Precisamos construir um campo que não tenha medo de se apresentar de forma radical, e que compreenda o sentido da revolução. Muitos personagens da história da revolução brasileira encarnaram essa possibilidade. Contudo, pela popularização recente, apesar da reconstrução histórica palatável e mítica que tentam fazer dele, Marighella representa, com erros e acertos, um emblema do sentido da revolução brasileira. Não especificamente por sua presença na luta armada, mas pela perspectiva que colocava no projeto de luta pela transformação social que alimentava. É necessário, portanto, não cairmos no esvaziamento da luta política que fica encarcerada na disputa pelo aparelho de governo.

O sentido da revolução tem história e ação na práxis de Marighella, o comunista do PCB, que soube incendiar de paixão a luta pela transformação da realidade brasileira. Com esse sentido da revolução, engrandeceu a luta contra o Estado ditatorial de Getúlio Vargas e, com vigor militante, agiu na reconstrução do operador político da classe trabalhadora brasileira, o PCB, executou o melhor da sua capacidade política na organização do trabalho de base e, quando o processo eleitoral da retomada democrática se apresentava como uma batalha revolucionária, ele foi capaz de movimentar milhares na defesa do projeto que o Partido defendia, se elegendo deputado federal pela Bahia.

Na volta à clandestinidade, foi uma das lideranças na organização da greve dos 300 mil, em São Paulo, e das imensas campanhas contra a Guerra da Coréia e em defesa do petróleo brasileiro. Quando considerou que a linha política do PCB devia mudar para responder à realidade em curso, agiu com determinação em diversos momentos: defesa da Declaração de Março de 1958, recomposição da Executiva Partidária em 1962, confronto interno depois do golpe burgo-militar de 1964, entrada na luta armada. Trata-se da constituição de um sentido para agir de forma radical, mesmo sem entrarmos no mérito do que poderia estar certo ou errado nessa orientação.

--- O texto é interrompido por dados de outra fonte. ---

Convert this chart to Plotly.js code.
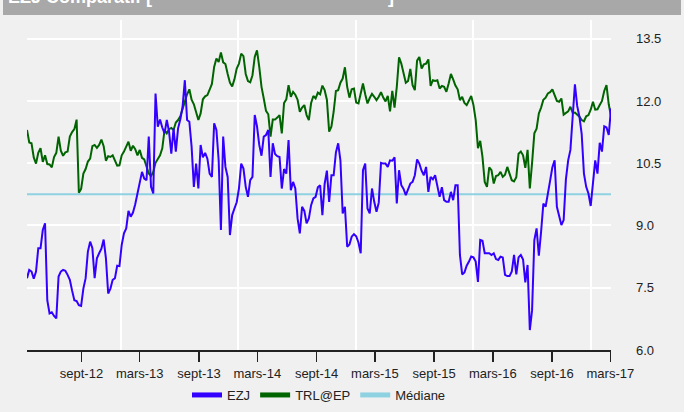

O que devemos entender, a partir de Marighella – sem particularizá-lo em algum momento específico -, é que o sentido da revolução é o compromisso radical com a transformação. É com esse sentido estratégico que devemos agir nas batalhas que lutamos, no trabalho de organização que realizamos, nos enfrentamentos que fazemos e no futuro que projetamos.